If the waning months of the season was a battle between the coaching staff and front office, the front office won. Lombardi suggested, “Everybody just assumed the mess was Jeff Fisher. So Jeff Fisher gets the mess put underneath him, and it’s not realistic.” As a Rams fan, I wish they would have stayed on that topic for a while, but I can understand why they moved on. Still, you have to wonder if the schism that existed between Fisher’s staff and Snead’s FO is going to create some similar friction even if it’s to a lesser extent with the current coaching staff. That will be largely up to McVay and Snead to dissolve, but if the FO feels backed into a corner from the last five years...I doubt they’re suddenly going to start pointing the finger at themselves if the 2017 Rams don’t start turning things around.

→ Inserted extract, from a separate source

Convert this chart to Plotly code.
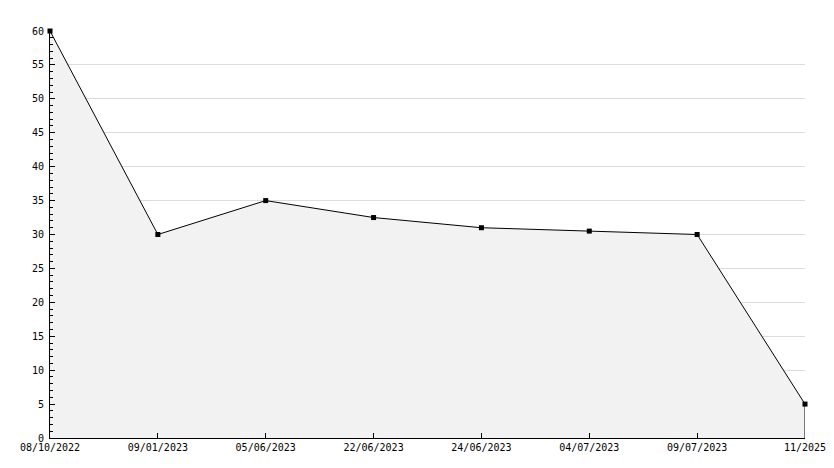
import plotly.graph_objects as go

# ---------------------------------------------------
# Data
# ---------------------------------------------------

DATES = [
    "08/10/2022",
    "09/01/2023",
    "05/06/2023",
    "22/06/2023",
    "24/06/2023",
    "04/07/2023",
    "09/07/2023",
    "11/2025",
]

VALUES = [60, 30, 35, 32.5, 31, 30.5, 30, 5]

Y_TICKS = list(range(0, 61, 5))

FONT = {"family": "DejaVu Sans Mono", "size": 10, "color": "#000000"}

# page body has an 8px margin, so the figure is sized to fit inside 834x468
# ---------------------------------------------------
# Figure
# ---------------------------------------------------

fig = go.Figure()

fig.add_trace(
    go.Scatter(
        x=DATES,
        y=VALUES,
        mode="lines+markers",
        fill="tozeroy",
        fillcolor="#f2f2f2",
        line={"color": "#000000", "width": 1},
        marker={"symbol": "square", "size": 5, "color": "#000000"},
        cliponaxis=False,
        hoverinfo="x+y",
    )
)

# closing edge of the area at the last point
fig.add_shape(
    type="line",
    xref="x",
    yref="y",
    x0=DATES[-1],
    x1=DATES[-1],
    y0=0,
    y1=VALUES[-1],
    line={"color": "#000000", "width": 1},
)

fig.update_layout(
    width=818,
    height=452,
    paper_bgcolor="#ffffff",
    plot_bgcolor="#ffffff",
    font=FONT,
    showlegend=False,
    margin={"l": 42, "r": 21, "t": 23, "b": 22, "autoexpand": False},
)

fig.update_xaxes(
    type="category",
    range=[0, len(DATES) - 1],
    automargin=False,
    showgrid=False,
    zeroline=False,
    showline=True,
    linecolor="#000000",
    linewidth=1,
    ticks="inside",
    ticklen=5,
    tickcolor="#000000",
    tickfont=FONT,
)

fig.update_yaxes(
    range=[0, 60],
    tickvals=Y_TICKS,
    automargin=False,
    showgrid=True,
    gridcolor="#dcdcdc",
    gridwidth=1,
    zeroline=False,
    showline=True,
    linecolor="#000000",
    linewidth=1,
    ticks="inside",
    ticklen=5,
    tickcolor="#000000",
    tickfont=FONT,
    ticklabelstandoff=3,
    minor={"dtick": 1, "ticks": "inside", "ticklen": 3, "tickcolor": "#000000", "showgrid": False},
)

fig.write_html("out.html")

It’s a worthwhile listen that identifies some of the underpinnings of the Rams’ struggles of late as well as the challenge ahead of McVay. It also shows that firing Jeff Fisher didn’t absolve the franchise of criticism, and rightly not so. As Mays says, “They are more of a mess than people are giving them credit for.”
Whether he’s right or not, we’ll find out in the coming seasons. What’s clear is that the Rams have earned that perception. The 2017 offseason isn’t off to a start to convince outsiders otherwise.